Federalism: The Keystone to Safely Reopening America
From the beginning, the federal response to the COVID-19 pandemic rightfully relied on the principle of “federalism” to guide policymaking, with states taking the lead in managing the crisis response. In a new study famed economists Stephen Moore and Dr. Arthur B. Laffer argue federalism will determine how and when state economies recover from the economic shutdown. Just as state policy determined the economic outlook of states prior to the economic shutdown, so will it determine the speed of the economic recovery. Unfortunately, Moore and Laffer predict negative GDP growth for Q2. Given -4.8% GDP growth for Q1, negative GDP growth for Q2 means many state economies will officially be in recession. However, with the right policies in place, Moore and Laffer find states can end their recessions by late summer and begin a swift recovery this fall.
Moore and Laffer expect the recession resulting from the economic shutdown to be short, despite sharp decreases in employment and quarterly gross domestic product (GDP) growth. Simply, economic data do not support the media narrative of a looming depression. Plus, the economic foundation built over the recent market expansion is likely still present and will aid in the economic rebound as states begin to reopen their economies.

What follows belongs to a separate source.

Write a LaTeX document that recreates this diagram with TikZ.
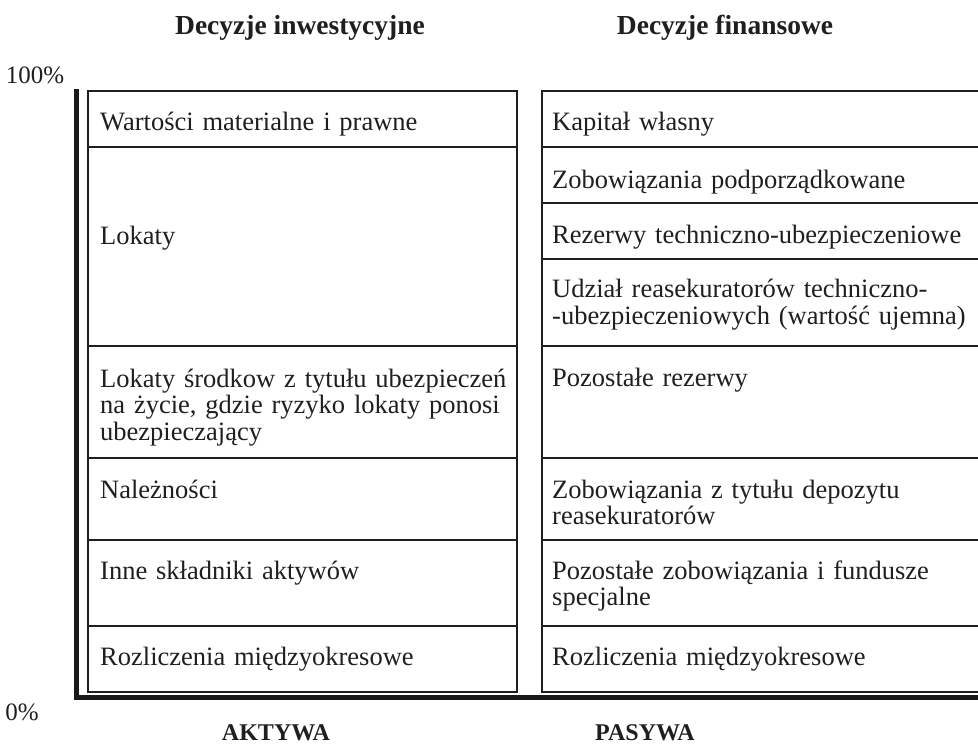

Moore and Laffer also expect the speed and magnitude of the economic recovery will vary greatly depending on the state. First, the COVID-19 pandemic is hitting densely populated states harder than more rural states. Since the virus is spread by human-to-human transmission, population density will be a large factor determining how quickly states can safely reopen.
External economic factors will also affect how quickly state economies rebound once reopening begins. The energy sector has its own problems unrelated to the COVID-19 pandemic, and these problems will likely persist as the virus wanes. Resource-rich states like Wyoming, and North Dakota may see slower economic growth coming out of the economic shutdown if oil and gas industries remain plagued by globally low prices. On the other hand, California and Washington’s economies are greatly influenced by technology companies that were less affected by the economic shutdown than other industries. These state economies can expect a faster rebound than energy-dependent states that will likely still be struggling with the downturn in the energy economy.
Finally, just as state policy determined the economic outlook of states going into the economic shutdown, state policy will determine how quickly state economies will recover, regardless of an advantageous reopening strategy. The state economies Moore and Laffer expect to recover fastest are Washington, Colorado, Utah, South Carolina, Georgia, Florida, Arizona and Nevada. Except for Washington (technology economy) and South Carolina (retirement economy), each of these states were in the top 20 states for economic outlook in the ALEC-Laffer Rich States, Poor States: State Economic Competitiveness Index, authored by Dr. Arthur B. Laffer, Stephen Moore and ALEC Chief Economist Jonathan Williams. Conversely, the states Moore and Laffer expect to recover the slowest are Pennsylvania, Wisconsin, Ohio, Michigan, Rhode Island, Illinois, New Jersey and Connecticut. Except for Wisconsin, Michigan and Ohio, each of these states rank in the bottom third of states in economic competitiveness.
The ALEC-Laffer Rich States, Poor States: State Economic Competitiveness Index uses 15 equally weighted policy variables proven to affect state economic performance in the long run. Each of these variables directly relate to policies under the control of state policymakers. Moore and Laffer’s work indicates that economically competitive states will recover faster and stronger than uncompetitive states.
Moore and Laffer are correct in their recent analysis: if states insist on the same anti-growth policies that were on the books at the beginning of the economic shutdown, their economic recoveries will be anemic. Instead, states must adopt pro-growth policies to come out of the COVID-19 pandemic stronger than when it began.